What does a typical engagement look like?
A written cost audit (~1 week, fixed-fee, refundable against the engagement that follows), then a 6-14 week migration: Audit → Plan → Port → Tune → Ship. Shadow traffic from week 3, eval-parity proof before any cutover, hosted baseline kept warm for 30 days post-cutover.
What if the migration doesn't work?
You stay on your hosted API. We charge for the audit and the work performed; you keep the runbooks and the cost model. We have walked away from engagements where the math did not justify the migration, that is what the audit is for.
How big is the team?
Two founders. Abhimanyu Singh leads inference-and-infra delivery end-to-end. Kaushlendra Kumar Giri (Edinburgh M.Sc. AI) leads optimization, quantization, and evaluation work. No project managers, no junior staffing, no offshore delivery centers. If we sign with you, you get us.
How many engagements do you take a year?
Small on purpose. We turn down work that is not a fit so the work we take gets the depth it needs. The cost audit (~1 week) is usually available within a week of the kickoff call.

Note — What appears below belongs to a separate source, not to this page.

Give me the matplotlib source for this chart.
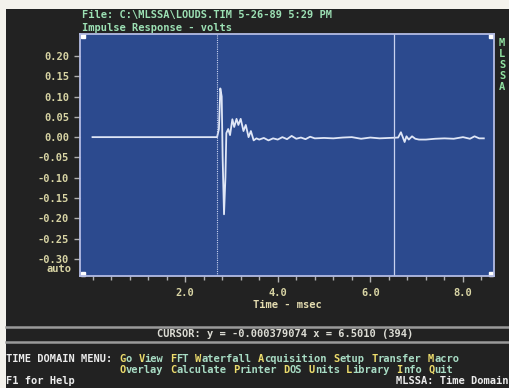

Can you start without an audit?
In rare cases yes, usually when the migration is a follow-up to a prior engagement where we already have the cost model. For new clients, the audit is non-optional. It is the artefact that lets us both decide whether the math works.
Can I just hire you to optimize without migrating?
Yes, that is one of our most common engagements. If you are already self-hosted and your p95 latency or cost-per-token is the problem, the optimization engagement (kernels, quantization, batching, scaling) is fixed-scope and runs 4-8 weeks.